Politics
UML convention enters group discussions on key reports
Delegates debate political, organisational and statute amendment documents ahead of Sunday’s closed session.
Post Report
The CPN-UML on Saturday began group discussions on various reports presented at its second statute convention, which is underway in Godawari, Lalitpur. Representatives have been divided into 10 groups to review political, organisational, and statute amendment documents, among others.
Party chair KP Sharma Oli tabled the political report on Friday, while Vice-chair Bishnu Paudel presented statute amendment proposals, and General Secretary Shankar Pokhrel submitted the organisational report. Reports from the election, accounts, discipline commissions, and advisory council were also presented.
Each group discusses membership expansion, organisational structure, committee formation, mandatory training and internal discipline.
Statute proposals include scrapping the senior vice-chair post, reducing the size of the standing committee, politburo, and central committee, and giving more authority to the party chair.
The political report highlights challenges in implementing federalism, the state of the economy, foreign policy, and electoral strategies. Oli, in his report, has proposed “Nepali style of socialism”.

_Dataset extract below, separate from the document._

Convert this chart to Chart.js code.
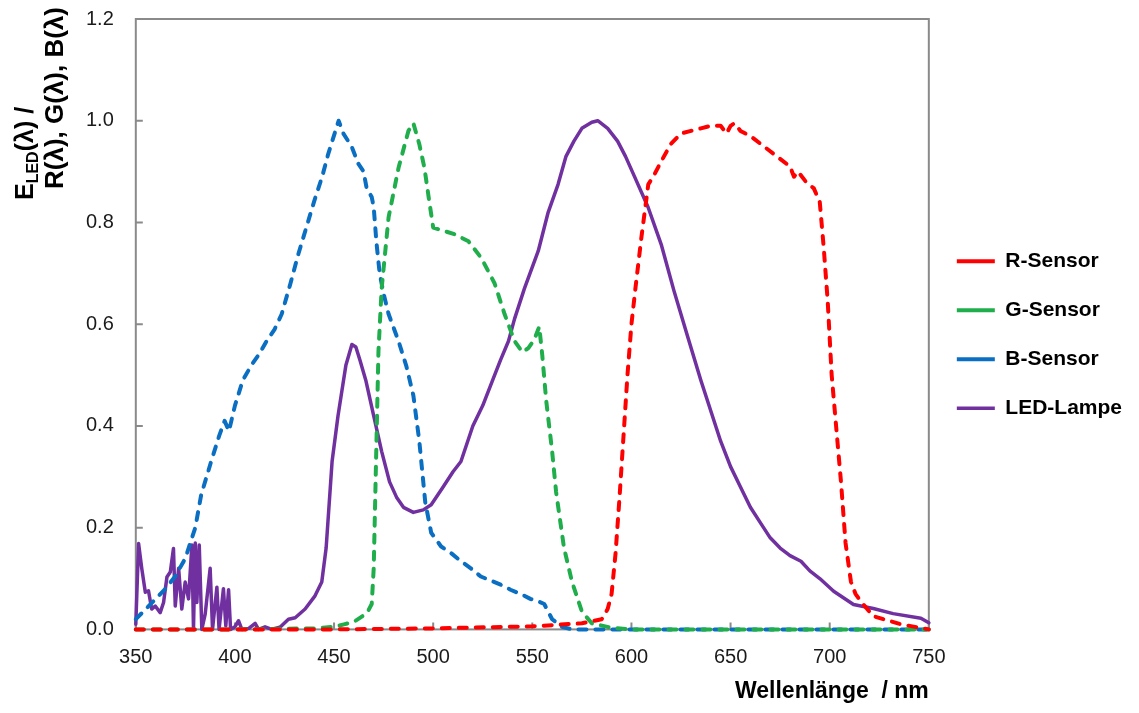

This is a kind of policy departure in the UML from the party’s core principle of people’s multiparty democracy propagated by the late Madan Bhandari.
In his new document, Oli states that socialism with Nepali characteristics will adopt a competitive, people-oriented, and transparent economic policy.

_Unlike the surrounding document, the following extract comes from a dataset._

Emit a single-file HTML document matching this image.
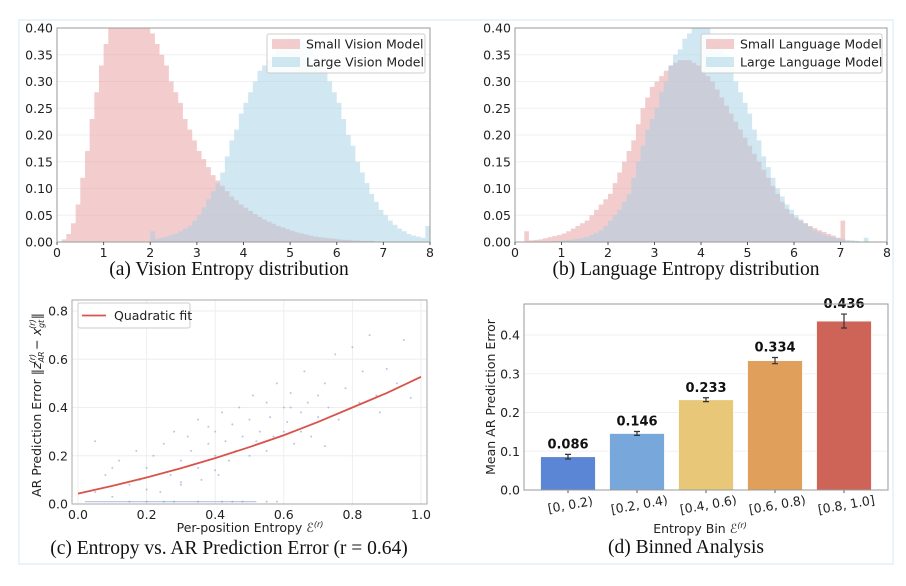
<!DOCTYPE html>
<html><head><meta charset="utf-8">
<style>
html,body{margin:0;padding:0;background:#fff;}
svg{display:block;font-family:"DejaVu Sans","Liberation Sans",sans-serif;}
.cap{font-family:"Liberation Serif",serif;font-size:19.5px;fill:#111;}
.tk{font-size:12.5px;fill:#222;}
</style></head>
<body>
<svg id="fig" width="906" height="586" viewBox="0 0 906 586">
<rect x="19" y="20" width="874" height="544" fill="none" stroke="#e2eff9" stroke-width="1.5"/>
<g id="pa"></g>
<g id="pb"></g>
<g id="pc"></g>
<g id="pd"></g>
</svg>
<script>
// ---- data (histograms, bin width 0.1 from 0 to 8) ----
const visionSmall=[0,0.005,0.015,0.035,0.07,0.12,0.17,0.23,0.28,0.33,
0.37,0.40,0.42,0.43,0.44,0.44,0.44,0.43,0.42,0.41,
0.39,0.37,0.35,0.33,0.30,0.28,0.26,0.23,0.21,0.19,
0.17,0.155,0.14,0.125,0.115,0.105,0.095,0.085,0.078,0.07,
0.064,0.058,0.052,0.047,0.042,0.038,0.034,0.03,0.027,0.024,
0.021,0.018,0.016,0.014,0.012,0.01,0.009,0.008,0.007,0.006,
0.005,0.004,0.004,0.003,0.003,0.002,0.002,0.002,0.001,0.001,
0.001,0.001,0,0,0,0,0,0,0,0];
const visionLarge=[0,0,0,0,0,0,0,0,0,0,0,0,0,0,0,0,0,0,0,0,
0.02,0.006,0.008,0.01,0.013,0.016,0.02,0.025,0.03,0.04,
0.05,0.065,0.08,0.095,0.11,0.13,0.16,0.19,0.21,0.24,
0.26,0.28,0.30,0.32,0.33,0.34,0.35,0.36,0.37,0.375,
0.38,0.38,0.375,0.37,0.36,0.35,0.335,0.32,0.30,0.28,
0.26,0.23,0.20,0.18,0.15,0.13,0.11,0.09,0.075,0.06,
0.05,0.04,0.032,0.025,0.02,0.015,0.012,0.01,0.008,0.03];
const langSmall=[0,0,0.02,0.003,0.004,0.005,0.007,0.009,0.011,0.013,
0.016,0.02,0.025,0.03,0.035,0.04,0.05,0.06,0.07,0.08,
0.09,0.11,0.13,0.15,0.17,0.19,0.22,0.25,0.27,0.29,
0.30,0.31,0.32,0.33,0.335,0.34,0.34,0.34,0.335,0.33,
0.32,0.31,0.30,0.285,0.27,0.255,0.24,0.225,0.21,0.195,
0.18,0.165,0.15,0.135,0.12,0.105,0.09,0.075,0.062,0.052,
0.045,0.04,0.035,0.03,0.026,0.022,0.019,0.015,0.012,0.008,
0.04,0,0,0,0,0,0,0,0,0];
const langLarge=[0,0,0,0,0,0.001,0.001,0.001,0.002,0.002,
0.003,0.004,0.005,0.006,0.008,0.01,0.013,0.017,0.022,0.03,
0.04,0.05,0.06,0.075,0.09,0.12,0.15,0.18,0.21,0.23,
0.25,0.28,0.30,0.33,0.35,0.36,0.38,0.39,0.41,0.42,
0.41,0.40,0.38,0.37,0.36,0.35,0.33,0.30,0.28,0.26,
0.24,0.21,0.19,0.16,0.14,0.12,0.10,0.085,0.07,0.06,
0.05,0.042,0.035,0.028,0.022,0.018,0.014,0.011,0.009,0.007,
0.006,0.004,0.003,0.002,0.001,0.008,0,0,0,0];
const histYTicks=["0.00","0.05","0.10","0.15","0.20","0.25","0.30","0.35","0.40"];
const histXTicks=["0","1","2","3","4","5","6","7","8"];
// scatter
const fitX=[0,0.1,0.2,0.3,0.4,0.5,0.6,0.7,0.8,0.9,1.0];
const fitY=[0.043,0.075,0.11,0.148,0.19,0.236,0.285,0.34,0.40,0.46,0.527];
const scatX=[0.05,0.08,0.1,0.12,0.15,0.17,0.18,0.2,0.22,0.24,0.25,0.27,0.28,0.3,0.3,0.32,0.33,0.35,0.35,0.36,0.38,0.38,0.4,0.4,0.41,0.42,0.43,0.44,0.45,0.46,0.47,0.48,0.5,0.5,0.51,0.52,0.53,0.55,0.55,0.56,0.57,0.58,0.6,0.6,0.61,0.62,0.63,0.65,0.65,0.66,0.67,0.68,0.7,0.7,0.72,0.73,0.75,0.76,0.78,0.8,0.82,0.83,0.85,0.87,0.88,0.9,0.93,0.95,0.97,0.25,0.35,0.45,0.55,0.15,0.2,0.28,0.42,0.48,0.58,0.62,0.68,0.72,0.05,0.1,0.2,0.3,0.4];
const scatY=[0.05,0.12,0.03,0.18,0.08,0.22,0.1,0.15,0.2,0.05,0.25,0.12,0.3,0.18,0.08,0.28,0.22,0.35,0.15,0.1,0.25,0.32,0.3,0.2,0.12,0.38,0.26,0.18,0.33,0.22,0.4,0.28,0.2,0.35,0.45,0.26,0.3,0.22,0.42,0.36,0.28,0.5,0.3,0.4,0.34,0.46,0.25,0.38,0.3,0.55,0.42,0.33,0.45,0.36,0.5,0.4,0.62,0.35,0.48,0.65,0.42,0.55,0.7,0.45,0.38,0.56,0.5,0.68,0.44,0.01,0.01,0.01,0.01,0.01,0.01,0.01,0.01,0.01,0.01,0.4,0.28,0.24,0.26,0.15,0.06,0.09,0.14];
const cYTicks=["0.0","0.2","0.4","0.6","0.8"];
const cXTicks=["0.0","0.2","0.4","0.6","0.8","1.0"];
// bars
const binCats=["[0, 0.2)","[0.2, 0.4)","[0.4, 0.6)","[0.6, 0.8)","[0.8, 1.0]"];
const binMeans=[0.086,0.146,0.233,0.334,0.436];
const binErrs=[0.006,0.005,0.005,0.008,0.018];
const binLabels=["0.086","0.146","0.233","0.334","0.436"];
const dYTicks=["0.0","0.1","0.2","0.3","0.4"];
const barColors=["#5b86d5","#78a8db","#e8c878","#e0a05c","#cd6457"];

const NS="http://www.w3.org/2000/svg";
function mk(parent,tag,attrs,text){const e=document.createElementNS(NS,tag);for(const k in attrs)e.setAttribute(k,attrs[k]);if(text!==undefined)e.textContent=text;parent.appendChild(e);return e;}

function histPanel(g,x0,x1,y0,y1,s1,s2,l1,l2,legX,legW,cap,capX){
  const xs=v=>x0+(x1-x0)*v/8, ys=v=>y0-(y0-y1)*Math.min(v,0.42)/0.4;
  const fr=mk(g,'rect',{x:x0,y:y1,width:x1-x0,height:y0-y1,fill:'#fff',stroke:'none'});
  
  
  histYTicks.forEach((t,i)=>{const v=i*0.05,y=ys(v);
    const gl=mk(g,'line',{x1:x0,x2:x1,y1:y,y2:y,stroke:'#f0f0f0'});
    
    
    const tx=mk(g,'text',{x:x0-4,y:y+4.5,'text-anchor':'end',class:'tk'},t);
    
    });
  const cp=mk(g,'clipPath',{id:'clip'+capX});mk(cp,'rect',{x:x0,y:y1,width:x1-x0,height:y0-y1});
  [[s1,'#e79c9c'],[s2,'#a3d0e4']].forEach(([arr,c],k)=>{
    let d='M'+xs(0)+','+ys(0);
    arr.forEach((v,i)=>{d+=' L'+xs(i*0.1)+','+ys(v)+' L'+xs((i+1)*0.1)+','+ys(v);});
    d+=' L'+xs(8)+','+ys(0)+' Z';
    const p=mk(g,'path',{d:d,fill:c,'fill-opacity':0.5,'clip-path':'url(#clip'+capX+')'});
    
    });
  const b=mk(g,'rect',{x:x0,y:y1,width:x1-x0,height:y0-y1,fill:'none',stroke:'#999','stroke-width':1});
  
  
  histXTicks.forEach((t,i)=>{const x=xs(i);
    mk(g,'line',{x1:x,x2:x,y1:y0,y2:y0+3,stroke:'#555'});
    const tx=mk(g,'text',{x:x,y:y0+15,'text-anchor':'middle',class:'tk'},t);
    
    });
  const lg=mk(g,'g',{});
  
  
  mk(lg,'rect',{x:legX,y:34,width:legW,height:39,fill:'#fff','fill-opacity':0.85,stroke:'#ccc',rx:2});
  mk(lg,'rect',{x:legX+5,y:39,width:28,height:10,fill:'#e79c9c','fill-opacity':0.5});
  mk(lg,'rect',{x:legX+5,y:57,width:28,height:10,fill:'#a3d0e4','fill-opacity':0.5});
  const e1=mk(lg,'text',{x:legX+39,y:48.5,class:'tk'},l1);
  
  
  const e2=mk(lg,'text',{x:legX+39,y:66.5,class:'tk'},l2);
  
  
  const c=mk(g,'text',{x:capX,y:275,'text-anchor':'middle',class:'cap'},cap);
  
  
}
histPanel(document.getElementById('pa'),57,430,242,28,visionSmall,visionLarge,'Small Vision Model','Large Vision Model',267,158,'(a) Vision Entropy distribution',229);
histPanel(document.getElementById('pb'),515,887,242,28,langSmall,langLarge,'Small Language Model','Large Language Model',701,181,'(b) Language Entropy distribution',686);

// panel c
(function(){
  const g=document.getElementById('pc');
  const x0=72,x1=427,yTop=300,yBot=504;
  const xs=v=>78+(421-78)*v, ys=v=>504-(504-311)*v/0.8;
  cYTicks.forEach((t,i)=>{const y=ys(i*0.2);
    mk(g,'line',{x1:x0,x2:x1,y1:y,y2:y,stroke:'#eeeeee'});
    const tx=mk(g,'text',{x:x0-4,y:y+4.5,'text-anchor':'end',class:'tk'},t);
    
    });
  cXTicks.forEach((t,i)=>{const x=xs(i*0.2);
    mk(g,'line',{x1:x,x2:x,y1:yTop,y2:yBot,stroke:'#eeeeee'});
    const tx=mk(g,'text',{x:x,y:yBot+15,'text-anchor':'middle',class:'tk'},t);
    
    });
  mk(g,'line',{x1:xs(0.02),x2:xs(0.52),y1:ys(0.01),y2:ys(0.01),stroke:'#8ea4cf','stroke-width':1.2,'stroke-opacity':0.6});
  scatX.forEach((x,i)=>{const p=mk(g,'circle',{cx:xs(x),cy:ys(scatY[i]),r:1,fill:'#6f8fc8','fill-opacity':0.5});
    
    });
  let d='';fitX.forEach((x,i)=>{d+=(i?' L':'M')+xs(x)+','+ys(fitY[i]);});
  const fl=mk(g,'path',{d:d,fill:'none',stroke:'#d9534a','stroke-width':1.8});
  
  
  const fr=mk(g,'rect',{x:x0,y:yTop,width:x1-x0,height:yBot-yTop,fill:'none',stroke:'#aaa'});
  
  
  const lg=mk(g,'g',{});
  
  
  mk(lg,'rect',{x:78,y:303,width:112,height:25,fill:'#fff',stroke:'#ccc',rx:2});
  mk(lg,'line',{x1:82,x2:106,y1:315.5,y2:315.5,stroke:'#d9534a','stroke-width':1.8});
  mk(lg,'text',{x:114,y:320,class:'tk'},'Quadratic fit');
  const xl=mk(g,'text',{x:250,y:532,'text-anchor':'middle',class:'tk'},'Per-position Entropy ');
  mk(xl,'tspan',{'font-style':'italic'},'ℰ');
  mk(xl,'tspan',{'font-size':'8px',dy:'-5','font-style':'italic'},'(r)');
  
  
  const yl=mk(g,'text',{transform:'translate(41,405) rotate(-90)','text-anchor':'middle',class:'tk'});
  
  
  yl.appendChild(document.createTextNode('AR Prediction Error ‖'));
  mk(yl,'tspan',{'font-style':'italic'},'z');
  mk(yl,'tspan',{'font-size':'8px','font-style':'italic',dy:'3'},'AR');
  mk(yl,'tspan',{'font-size':'8px','font-style':'italic',dy:'-9',dx:'-12'},'(r)');
  mk(yl,'tspan',{dy:'6'},' − ');
  mk(yl,'tspan',{'font-style':'italic'},'x');
  mk(yl,'tspan',{'font-size':'8px','font-style':'italic',dy:'3'},'gt');
  mk(yl,'tspan',{'font-size':'8px','font-style':'italic',dy:'-9',dx:'-9'},'(r)');
  mk(yl,'tspan',{dy:'6'},'‖');
  const c=mk(g,'text',{x:229,y:554,'text-anchor':'middle',class:'cap'},'(c) Entropy vs. AR Prediction Error  (r = 0.64)');
  
  
})();

// panel d
(function(){
  const g=document.getElementById('pd');
  const x0=524,x1=888,yTop=304,yBot=490;
  const ys=v=>490-(490-335)*v/0.4, xc=i=>568+69*i, bw=55;
  dYTicks.forEach((t,i)=>{const y=ys(i*0.1);
    mk(g,'line',{x1:x0,x2:x1,y1:y,y2:y,stroke:'#f0f0f0'});
    const tx=mk(g,'text',{x:x0-4,y:y+4.5,'text-anchor':'end',class:'tk'},t);
    
    });
  binMeans.forEach((v,i)=>{
    const b=mk(g,'rect',{x:xc(i)-bw/2,y:ys(v),width:bw,height:ys(0)-ys(v),fill:barColors[i],stroke:'#fff','stroke-width':0.8});
    
    
    const e=binErrs[i],yh=ys(v+e),yl=ys(v-e);
    const eb=mk(g,'path',{d:`M${xc(i)},${yh} L${xc(i)},${yl} M${xc(i)-3},${yh} L${xc(i)+3},${yh} M${xc(i)-3},${yl} L${xc(i)+3},${yl}`,stroke:'#333','stroke-width':1.2,fill:'none'});
    
    
    const lb=mk(g,'text',{x:xc(i),y:yh-6,'text-anchor':'middle','font-weight':'bold','font-size':'13px',fill:'#111'},binLabels[i]);
    
    
    mk(g,'line',{x1:xc(i),x2:xc(i),y1:yBot,y2:yBot+3,stroke:'#555'});
    const tx=mk(g,'text',{transform:`translate(${xc(i)+3},${yBot+19}) rotate(-10)`,'text-anchor':'middle',class:'tk'},binCats[i]);
    
    
  });
  const fr=mk(g,'rect',{x:x0,y:yTop,width:x1-x0,height:yBot-yTop,fill:'none',stroke:'#999'});
  
  
  const xl=mk(g,'text',{x:700,y:533,'text-anchor':'middle',class:'tk'},'Entropy Bin ');
  mk(xl,'tspan',{'font-style':'italic'},'ℰ');
  mk(xl,'tspan',{'font-size':'8px',dy:'-5','font-style':'italic'},'(r)');
  
  
  const yl=mk(g,'text',{transform:'translate(495,397) rotate(-90)','text-anchor':'middle',class:'tk'},'Mean AR Prediction Error');
  
  
  const c=mk(g,'text',{x:686,y:553,'text-anchor':'middle',class:'cap'},'(d) Binned Analysis');
  
  
})();
</script>
</body></html>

Group leaders will present their conclusions in Sunday’s closed session, followed by clarifications from the respective leaders and final decisions.
Meanwhile, Standing Committee member Karna Thapa said he was barred from presenting his dissenting opinion. Although the committee had agreed to discuss it, he said, he was stopped from speaking, and instead, he distributed a 30-page document to delegates.

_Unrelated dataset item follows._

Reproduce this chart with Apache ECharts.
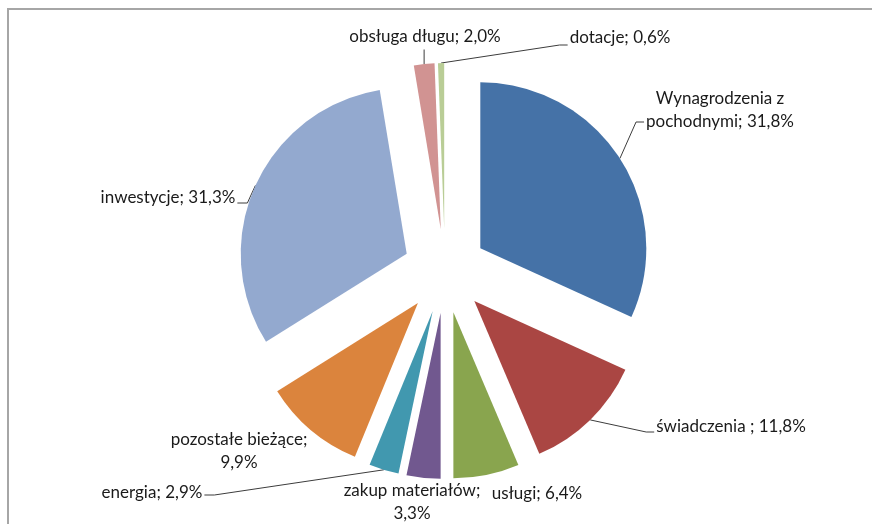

His dissent reportedly objected to the party’s decision to bar former President Bidya Devi Bhandari from the party’s membership.
Bhandari, a former vice-chairwoman of the party, was recently barred from obtaining party membership. Some senior UML leaders have sought a party decision to allow her to reenter active politics.
After Bhandari started challenging Oli’s leadership, his supporters urged Bhandari that it is immoral and unethical for someone who has already become the country’s President to rejoin party politics.
Over 2,000 UML representatives from across the country have attended the party’s second statute convention underway at Godawari Convention Centre, Lalitpur.